> [GIVEN TASK] Every line of the listing must be reproduced as it stands. Leave the images behind.

> [MATERIAL PROVIDED]
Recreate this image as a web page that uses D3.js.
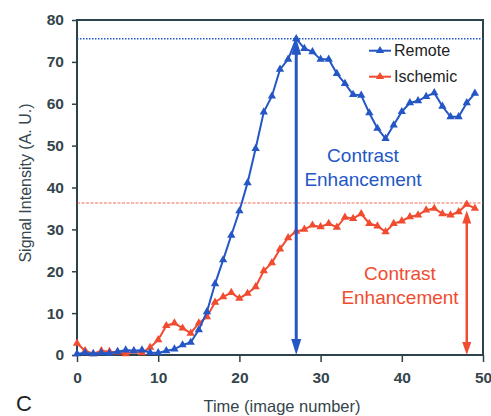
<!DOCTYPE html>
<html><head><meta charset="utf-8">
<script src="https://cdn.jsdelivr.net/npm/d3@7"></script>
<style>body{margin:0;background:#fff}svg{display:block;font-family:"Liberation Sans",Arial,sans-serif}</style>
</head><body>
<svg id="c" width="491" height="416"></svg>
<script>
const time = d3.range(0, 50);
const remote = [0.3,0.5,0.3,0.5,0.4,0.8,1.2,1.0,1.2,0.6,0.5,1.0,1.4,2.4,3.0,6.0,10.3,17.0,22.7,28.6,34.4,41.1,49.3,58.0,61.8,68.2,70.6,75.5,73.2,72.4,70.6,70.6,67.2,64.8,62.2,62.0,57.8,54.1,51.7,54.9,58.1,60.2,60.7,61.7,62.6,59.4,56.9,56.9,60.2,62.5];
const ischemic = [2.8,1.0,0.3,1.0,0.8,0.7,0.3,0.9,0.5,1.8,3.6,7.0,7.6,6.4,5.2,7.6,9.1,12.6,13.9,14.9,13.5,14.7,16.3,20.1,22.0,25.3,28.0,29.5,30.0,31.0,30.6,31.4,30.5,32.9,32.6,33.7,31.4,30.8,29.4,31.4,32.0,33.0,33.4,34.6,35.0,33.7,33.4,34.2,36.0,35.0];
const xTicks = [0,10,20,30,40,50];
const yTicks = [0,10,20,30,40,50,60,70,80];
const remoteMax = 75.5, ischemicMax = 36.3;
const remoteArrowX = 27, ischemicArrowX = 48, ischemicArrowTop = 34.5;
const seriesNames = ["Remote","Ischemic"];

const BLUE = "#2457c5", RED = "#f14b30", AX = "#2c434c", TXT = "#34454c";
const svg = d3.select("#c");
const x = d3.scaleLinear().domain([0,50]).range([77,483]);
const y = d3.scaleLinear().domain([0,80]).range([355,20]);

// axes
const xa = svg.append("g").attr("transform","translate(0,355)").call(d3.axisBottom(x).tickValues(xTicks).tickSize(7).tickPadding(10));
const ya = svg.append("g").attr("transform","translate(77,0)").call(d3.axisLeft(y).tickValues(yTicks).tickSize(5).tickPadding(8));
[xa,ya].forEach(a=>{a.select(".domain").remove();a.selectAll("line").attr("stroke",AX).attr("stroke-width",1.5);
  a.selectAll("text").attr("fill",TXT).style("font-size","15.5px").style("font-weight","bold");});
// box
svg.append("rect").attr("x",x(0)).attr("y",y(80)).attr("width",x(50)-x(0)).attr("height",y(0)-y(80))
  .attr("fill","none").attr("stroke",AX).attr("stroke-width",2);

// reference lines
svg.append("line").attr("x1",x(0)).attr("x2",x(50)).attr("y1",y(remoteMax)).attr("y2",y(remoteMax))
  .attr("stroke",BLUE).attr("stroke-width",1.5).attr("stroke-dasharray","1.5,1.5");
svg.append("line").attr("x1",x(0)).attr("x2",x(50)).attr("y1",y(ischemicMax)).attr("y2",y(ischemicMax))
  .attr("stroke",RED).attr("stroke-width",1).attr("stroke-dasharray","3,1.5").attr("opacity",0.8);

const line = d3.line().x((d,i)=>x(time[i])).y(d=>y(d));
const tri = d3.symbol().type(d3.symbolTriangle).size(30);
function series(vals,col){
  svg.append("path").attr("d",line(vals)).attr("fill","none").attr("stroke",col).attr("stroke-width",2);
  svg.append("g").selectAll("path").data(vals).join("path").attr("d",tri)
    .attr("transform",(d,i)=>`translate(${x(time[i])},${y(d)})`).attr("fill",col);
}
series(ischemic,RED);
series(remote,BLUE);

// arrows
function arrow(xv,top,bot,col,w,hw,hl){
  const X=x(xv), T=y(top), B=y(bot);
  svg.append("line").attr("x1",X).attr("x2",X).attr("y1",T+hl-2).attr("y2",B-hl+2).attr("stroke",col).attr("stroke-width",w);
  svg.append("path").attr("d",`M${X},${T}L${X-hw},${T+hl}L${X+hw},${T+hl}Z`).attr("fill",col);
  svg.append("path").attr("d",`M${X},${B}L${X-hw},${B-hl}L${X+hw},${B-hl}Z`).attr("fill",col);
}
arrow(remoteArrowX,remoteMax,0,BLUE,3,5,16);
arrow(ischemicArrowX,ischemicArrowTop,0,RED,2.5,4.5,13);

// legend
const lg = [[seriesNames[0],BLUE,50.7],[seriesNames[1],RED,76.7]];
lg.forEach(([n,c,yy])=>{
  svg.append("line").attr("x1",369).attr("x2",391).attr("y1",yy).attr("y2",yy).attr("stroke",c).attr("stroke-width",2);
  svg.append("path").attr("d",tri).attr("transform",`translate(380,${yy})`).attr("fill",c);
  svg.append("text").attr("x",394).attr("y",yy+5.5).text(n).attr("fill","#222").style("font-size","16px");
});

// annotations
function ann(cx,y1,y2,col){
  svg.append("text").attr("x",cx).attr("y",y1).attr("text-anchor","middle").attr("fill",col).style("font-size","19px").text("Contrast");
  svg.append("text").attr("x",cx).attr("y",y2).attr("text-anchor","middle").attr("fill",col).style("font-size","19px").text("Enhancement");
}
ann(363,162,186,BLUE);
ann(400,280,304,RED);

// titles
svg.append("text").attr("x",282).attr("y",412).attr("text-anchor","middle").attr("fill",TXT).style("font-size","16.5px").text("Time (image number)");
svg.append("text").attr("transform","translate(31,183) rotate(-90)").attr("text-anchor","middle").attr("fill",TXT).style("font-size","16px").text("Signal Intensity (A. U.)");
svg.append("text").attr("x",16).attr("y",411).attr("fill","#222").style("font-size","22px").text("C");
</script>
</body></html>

> [ANSWER TO THE TASK]
Recreate this image as a web page that uses D3.js.
<!DOCTYPE html>
<html><head><meta charset="utf-8">
<script src="https://cdn.jsdelivr.net/npm/d3@7"></script>
<style>body{margin:0;background:#fff}svg{display:block;font-family:"Liberation Sans",Arial,sans-serif}</style>
</head><body>
<svg id="c" width="491" height="416"></svg>
<script>
const time = d3.range(0, 50);
const remote = [0.3,0.5,0.3,0.5,0.4,0.8,1.2,1.0,1.2,0.6,0.5,1.0,1.4,2.4,3.0,6.0,10.3,17.0,22.7,28.6,34.4,41.1,49.3,58.0,61.8,68.2,70.6,75.5,73.2,72.4,70.6,70.6,67.2,64.8,62.2,62.0,57.8,54.1,51.7,54.9,58.1,60.2,60.7,61.7,62.6,59.4,56.9,56.9,60.2,62.5];
const ischemic = [2.8,1.0,0.3,1.0,0.8,0.7,0.3,0.9,0.5,1.8,3.6,7.0,7.6,6.4,5.2,7.6,9.1,12.6,13.9,14.9,13.5,14.7,16.3,20.1,22.0,25.3,28.0,29.5,30.0,31.0,30.6,31.4,30.5,32.9,32.6,33.7,31.4,30.8,29.4,31.4,32.0,33.0,33.4,34.6,35.0,33.7,33.4,34.2,36.0,35.0];
const xTicks = [0,10,20,30,40,50];
const yTicks = [0,10,20,30,40,50,60,70,80];
const remoteMax = 75.5, ischemicMax = 36.3;
const remoteArrowX = 27, ischemicArrowX = 48, ischemicArrowTop = 34.5;
const seriesNames = ["Remote","Ischemic"];

const BLUE = "#2457c5", RED = "#f14b30", AX = "#2c434c", TXT = "#34454c";
const svg = d3.select("#c");
const x = d3.scaleLinear().domain([0,50]).range([77,483]);
const y = d3.scaleLinear().domain([0,80]).range([355,20]);

// axes
const xa = svg.append("g").attr("transform","translate(0,355)").call(d3.axisBottom(x).tickValues(xTicks).tickSize(7).tickPadding(10));
const ya = svg.append("g").attr("transform","translate(77,0)").call(d3.axisLeft(y).tickValues(yTicks).tickSize(5).tickPadding(8));
[xa,ya].forEach(a=>{a.select(".domain").remove();a.selectAll("line").attr("stroke",AX).attr("stroke-width",1.5);
  a.selectAll("text").attr("fill",TXT).style("font-size","15.5px").style("font-weight","bold");});
// box
svg.append("rect").attr("x",x(0)).attr("y",y(80)).attr("width",x(50)-x(0)).attr("height",y(0)-y(80))
  .attr("fill","none").attr("stroke",AX).attr("stroke-width",2);

// reference lines
svg.append("line").attr("x1",x(0)).attr("x2",x(50)).attr("y1",y(remoteMax)).attr("y2",y(remoteMax))
  .attr("stroke",BLUE).attr("stroke-width",1.5).attr("stroke-dasharray","1.5,1.5");
svg.append("line").attr("x1",x(0)).attr("x2",x(50)).attr("y1",y(ischemicMax)).attr("y2",y(ischemicMax))
  .attr("stroke",RED).attr("stroke-width",1).attr("stroke-dasharray","3,1.5").attr("opacity",0.8);

const line = d3.line().x((d,i)=>x(time[i])).y(d=>y(d));
const tri = d3.symbol().type(d3.symbolTriangle).size(30);
function series(vals,col){
  svg.append("path").attr("d",line(vals)).attr("fill","none").attr("stroke",col).attr("stroke-width",2);
  svg.append("g").selectAll("path").data(vals).join("path").attr("d",tri)
    .attr("transform",(d,i)=>`translate(${x(time[i])},${y(d)})`).attr("fill",col);
}
series(ischemic,RED);
series(remote,BLUE);

// arrows
function arrow(xv,top,bot,col,w,hw,hl){
  const X=x(xv), T=y(top), B=y(bot);
  svg.append("line").attr("x1",X).attr("x2",X).attr("y1",T+hl-2).attr("y2",B-hl+2).attr("stroke",col).attr("stroke-width",w);
  svg.append("path").attr("d",`M${X},${T}L${X-hw},${T+hl}L${X+hw},${T+hl}Z`).attr("fill",col);
  svg.append("path").attr("d",`M${X},${B}L${X-hw},${B-hl}L${X+hw},${B-hl}Z`).attr("fill",col);
}
arrow(remoteArrowX,remoteMax,0,BLUE,3,5,16);
arrow(ischemicArrowX,ischemicArrowTop,0,RED,2.5,4.5,13);

// legend
const lg = [[seriesNames[0],BLUE,50.7],[seriesNames[1],RED,76.7]];
lg.forEach(([n,c,yy])=>{
  svg.append("line").attr("x1",369).attr("x2",391).attr("y1",yy).attr("y2",yy).attr("stroke",c).attr("stroke-width",2);
  svg.append("path").attr("d",tri).attr("transform",`translate(380,${yy})`).attr("fill",c);
  svg.append("text").attr("x",394).attr("y",yy+5.5).text(n).attr("fill","#222").style("font-size","16px");
});

// annotations
function ann(cx,y1,y2,col){
  svg.append("text").attr("x",cx).attr("y",y1).attr("text-anchor","middle").attr("fill",col).style("font-size","19px").text("Contrast");
  svg.append("text").attr("x",cx).attr("y",y2).attr("text-anchor","middle").attr("fill",col).style("font-size","19px").text("Enhancement");
}
ann(363,162,186,BLUE);
ann(400,280,304,RED);

// titles
svg.append("text").attr("x",282).attr("y",412).attr("text-anchor","middle").attr("fill",TXT).style("font-size","16.5px").text("Time (image number)");
svg.append("text").attr("transform","translate(31,183) rotate(-90)").attr("text-anchor","middle").attr("fill",TXT).style("font-size","16px").text("Signal Intensity (A. U.)");
svg.append("text").attr("x",16).attr("y",411).attr("fill","#222").style("font-size","22px").text("C");
</script>
</body></html>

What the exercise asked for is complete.